>>>>>

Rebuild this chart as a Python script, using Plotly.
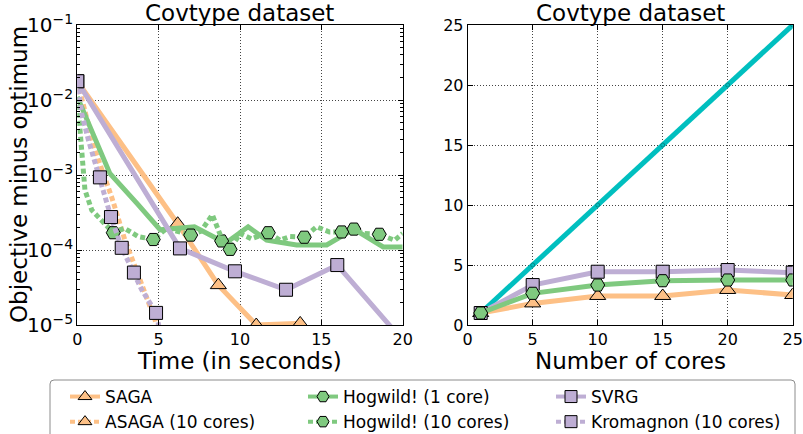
import plotly.graph_objects as go

# ---------------- data: left panel (time in s, objective minus optimum) ----------------
saga_t = [0, 6.17, 8.67, 11.0, 13.7, 16.2]
saga_v = [1.78e-2, 2.24e-4, 3.4e-5, 1.0e-5, 1.05e-5, 1e-7]
saga_mt = [6.17, 8.67, 11.0, 13.7]
saga_mv = [2.24e-4, 3.4e-5, 1.0e-5, 1.05e-5]

asaga_t = [0, 1.09, 2.11, 2.93, 3.55, 4.37, 4.78, 5.3]
asaga_v = [1.78e-2, 2.14e-3, 5.1e-4, 1.35e-4, 6.0e-5, 2.14e-5, 1.17e-5, 4e-6]

hog1_t = [0, 2.0, 3.75, 5.1, 7.2, 8.87, 9.3, 10.5, 11.64, 13.48, 15.33, 17.0, 18.8, 20]
hog1_v = [1.1e-2, 1.05e-3, 4.0e-4, 1.86e-4, 2.04e-4, 1.32e-4, 1.32e-4, 2.04e-4,
          1.35e-4, 1.17e-4, 1.17e-4, 1.9e-4, 1.1e-4, 1.1e-4]
hog1_mt = [8.87, 17.0]
hog1_mv = [1.32e-4, 1.9e-4]

hog10_t = [0, 0.17, 0.27, 0.47, 0.89, 1.5, 2.21, 2.9, 3.75, 4.67, 5.5, 6.97, 7.6, 8.3,
           8.9, 9.39, 10.0, 10.7, 11.74, 12.45, 13.07, 13.95, 14.7, 15.5, 16.25, 17.0,
           17.6, 18.56, 19.5, 20]
hog10_v = [1.1e-2, 4.4e-3, 1.74e-3, 6.3e-4, 3.4e-4, 2.5e-4, 1.70e-4, 1.95e-4, 1.51e-4,
           1.38e-4, 1.95e-4, 1.58e-4, 1.78e-4, 2.95e-4, 1.38e-4, 1.02e-4, 1.66e-4,
           1.41e-4, 1.70e-4, 1.35e-4, 1.51e-4, 1.48e-4, 2.04e-4, 1.74e-4, 1.74e-4,
           1.82e-4, 1.66e-4, 1.62e-4, 1.35e-4, 1.66e-4]
hog10_mt = [2.21, 4.67, 6.97, 9.39, 11.74, 13.95, 16.25, 18.56]
hog10_mv = [1.70e-4, 1.38e-4, 1.58e-4, 1.02e-4, 1.70e-4, 1.48e-4, 1.74e-4, 1.62e-4]

svrg_t = [0, 6.31, 9.69, 12.83, 15.98, 21.0]
svrg_v = [1.78e-2, 1.05e-4, 5.2e-5, 2.95e-5, 6.3e-5, 3.5e-6]
svrg_mt = [0, 6.31, 9.69, 12.83, 15.98]
svrg_mv = [1.78e-2, 1.05e-4, 5.2e-5, 2.95e-5, 6.3e-5]

krom_t = [0, 0.27, 0.68, 1.09, 1.39, 1.7, 2.07, 2.73, 3.48, 3.96, 4.84, 5.3]
krom_v = [1.78e-2, 6.6e-3, 2.95e-3, 1.45e-3, 9.3e-4, 5.1e-4, 2.75e-4, 1.07e-4,
          5.0e-5, 2.95e-5, 1.45e-5, 5e-6]
krom_mt = [0, 1.39, 2.07, 2.73, 3.48, 4.84]
krom_mv = [1.78e-2, 9.3e-4, 2.75e-4, 1.07e-4, 5.0e-5, 1.45e-5]

# ---------------- data: right panel (speedup vs number of cores) ----------------
cores = [1, 5, 10, 15, 20, 25]
ideal_speedup = [1, 5, 10, 15, 20, 25]
asaga_speedup = [1, 1.8, 2.42, 2.42, 2.92, 2.5]
hogwild_speedup = [1, 2.64, 3.33, 3.69, 3.75, 3.75]
kromagnon_speedup = [1, 3.33, 4.44, 4.44, 4.58, 4.36]

tick_left_x = [0, 5, 10, 15, 20]
tick_right = [0, 5, 10, 15, 20, 25]

ORANGE = "#fdc086"
GREEN = "#7fc97f"
PURPLE = "#beaed4"
TEAL = "#00bfbf"
DOT = "5px,3px"
FONT = "DejaVu Sans"

SYM = {"o": "triangle-up", "g": "hexagon2", "p": "square"}
COL = {"o": ORANGE, "g": GREEN, "p": PURPLE}
MSIZE = {"o": 14, "g": 14, "p": 13}

fig = go.Figure()


def add_series(x, y, c, dash, mx=None, my=None, xa="x", ya="y", width=5):
    fig.add_trace(go.Scatter(x=x, y=y, mode="lines", xaxis=xa, yaxis=ya,
                             line=dict(color=COL[c], width=width, dash=dash),
                             showlegend=False, hoverinfo="skip"))
    if mx is not None:
        fig.add_trace(go.Scatter(x=mx, y=my, mode="markers", xaxis=xa, yaxis=ya,
                                 marker=dict(symbol=SYM[c], size=MSIZE[c], color=COL[c],
                                             line=dict(color="black", width=1)),
                                 showlegend=False, hoverinfo="skip"))


# left panel
add_series(saga_t, saga_v, "o", "solid", saga_mt, saga_mv)
add_series(asaga_t, asaga_v, "o", DOT)
add_series(hog1_t, hog1_v, "g", "solid", hog1_mt, hog1_mv)
add_series(hog10_t, hog10_v, "g", DOT, hog10_mt, hog10_mv)
add_series(svrg_t, svrg_v, "p", "solid", svrg_mt, svrg_mv)
add_series(krom_t, krom_v, "p", DOT, krom_mt, krom_mv)

# right panel
fig.add_trace(go.Scatter(x=cores, y=ideal_speedup, mode="lines+markers", xaxis="x2", yaxis="y2",
                         line=dict(color=TEAL, width=5),
                         marker=dict(size=4, color=TEAL, line=dict(color="#006a6a", width=0.6)),
                         showlegend=False, hoverinfo="skip"))
add_series(cores, asaga_speedup, "o", "solid", cores, asaga_speedup, "x2", "y2")
add_series(cores, kromagnon_speedup, "p", "solid", cores, kromagnon_speedup, "x2", "y2")
add_series(cores, hogwild_speedup, "g", "solid", cores, hogwild_speedup, "x2", "y2")

# legend entries (three columns)
legend_items = [
    ("SAGA", "o", "solid", "legend"),
    ("ASAGA (10 cores)", "o", DOT, "legend"),
    ("Hogwild! (1 core)", "g", "solid", "legend2"),
    ("Hogwild! (10 cores)", "g", DOT, "legend2"),
    ("SVRG", "p", "solid", "legend3"),
    ("Kromagnon (10 cores)", "p", DOT, "legend3"),
]
for name, c, dash, lg in legend_items:
    fig.add_trace(go.Scatter(x=[None], y=[None], mode="lines+markers", name=name, legend=lg,
                             line=dict(color=COL[c], width=4, dash=dash),
                             marker=dict(symbol=SYM[c], size=12, color=COL[c],
                                         line=dict(color="black", width=1))))

W, H = 803, 434
lx0, lx1 = 77.3 / W, 402.7 / W
rx0, rx1 = 467.7 / W, 792.7 / W
y0, y1 = 1 - 325 / H, 1 - 25 / H

axis_common = dict(showline=True, linecolor="black", linewidth=1, mirror="allticks",
                   ticks="inside", ticklen=5, tickwidth=1, tickcolor="black",
                   showgrid=True, gridcolor="#444", gridwidth=1, griddash="1px,2px",
                   zeroline=False, tickfont=dict(size=16, family=FONT, color="black"))

leg_common = dict(orientation="v", yanchor="top", xanchor="left", y=1 - 379 / H,
                  bgcolor="rgba(0,0,0,0)", borderwidth=0, tracegroupgap=0,
                  font=dict(size=17, family=FONT, color="black"), itemclick=False)

# legend frame (rounded top corners, runs past the bottom edge)
fx0, fx1 = 50 / W, 795 / W
fy1 = 1 - 380 / H
fyb = -0.1
rx, ry = 4 / W, 4 / H
frame_path = (f"M{fx0},{fyb} L{fx0},{fy1 - ry} Q{fx0},{fy1} {fx0 + rx},{fy1} "
              f"L{fx1 - rx},{fy1} Q{fx1},{fy1} {fx1},{fy1 - ry} L{fx1},{fyb}")

ann_font = dict(size=23, family=FONT, color="black")
fig.update_layout(
    width=W, height=H, autosize=False,
    margin=dict(l=0, r=0, t=0, b=0, pad=0, autoexpand=False),
    paper_bgcolor="white", plot_bgcolor="white",
    font=dict(family=FONT, color="black"),
    xaxis=dict(domain=[lx0, lx1], range=[0, 20], tickvals=tick_left_x, anchor="y", **axis_common),
    yaxis=dict(domain=[y0, y1], type="log", range=[-5, -1], dtick=1, exponentformat="power",
               anchor="x",
               minor=dict(ticks="inside", ticklen=3, tickcolor="black", showgrid=False),
               **axis_common),
    xaxis2=dict(domain=[rx0, rx1], range=[0, 25], tickvals=tick_right, anchor="y2", **axis_common),
    yaxis2=dict(domain=[y0, y1], range=[0, 25], tickvals=tick_right, anchor="x2", **axis_common),
    legend=dict(x=65 / W, **leg_common),
    legend2=dict(x=303 / W, **leg_common),
    legend3=dict(x=551 / W, **leg_common),
    shapes=[dict(type="path", xref="paper", yref="paper", path=frame_path,
                 line=dict(color="#8c8c8c", width=1))],
    annotations=[
        dict(text="Covtype dataset", x=(lx0 + lx1) / 2, y=1 - 13 / H, xref="paper", yref="paper",
             showarrow=False, font=ann_font, xanchor="center", yanchor="middle"),
        dict(text="Covtype dataset", x=(rx0 + rx1) / 2, y=1 - 13 / H, xref="paper", yref="paper",
             showarrow=False, font=ann_font, xanchor="center", yanchor="middle"),
        dict(text="Time (in seconds)", x=(lx0 + lx1) / 2, y=1 - 361 / H, xref="paper", yref="paper",
             showarrow=False, font=ann_font, xanchor="center", yanchor="middle"),
        dict(text="Number of cores", x=(rx0 + rx1) / 2, y=1 - 361 / H, xref="paper", yref="paper",
             showarrow=False, font=ann_font, xanchor="center", yanchor="middle"),
        dict(text="Objective minus optimum", x=19 / W, y=(y0 + y1) / 2, xref="paper", yref="paper",
             showarrow=False, font=ann_font, textangle=-90, xanchor="center", yanchor="middle"),
    ],
)

fig.write_html("out.html", config={"displayModeBar": False, "staticPlot": True},
               post_script="document.body.style.margin='0px';")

<<<<<

- _Task instructions_
Only the lines from the start of the material through the line containing "hog1_mv = [1.32e-4, 1.9e-4]" should be transcribed. Pictures stay out.

- _Full solution_
Rebuild this chart as a Python script, using Plotly.
import plotly.graph_objects as go

# ---------------- data: left panel (time in s, objective minus optimum) ----------------
saga_t = [0, 6.17, 8.67, 11.0, 13.7, 16.2]
saga_v = [1.78e-2, 2.24e-4, 3.4e-5, 1.0e-5, 1.05e-5, 1e-7]
saga_mt = [6.17, 8.67, 11.0, 13.7]
saga_mv = [2.24e-4, 3.4e-5, 1.0e-5, 1.05e-5]

asaga_t = [0, 1.09, 2.11, 2.93, 3.55, 4.37, 4.78, 5.3]
asaga_v = [1.78e-2, 2.14e-3, 5.1e-4, 1.35e-4, 6.0e-5, 2.14e-5, 1.17e-5, 4e-6]

hog1_t = [0, 2.0, 3.75, 5.1, 7.2, 8.87, 9.3, 10.5, 11.64, 13.48, 15.33, 17.0, 18.8, 20]
hog1_v = [1.1e-2, 1.05e-3, 4.0e-4, 1.86e-4, 2.04e-4, 1.32e-4, 1.32e-4, 2.04e-4,
          1.35e-4, 1.17e-4, 1.17e-4, 1.9e-4, 1.1e-4, 1.1e-4]
hog1_mt = [8.87, 17.0]
hog1_mv = [1.32e-4, 1.9e-4]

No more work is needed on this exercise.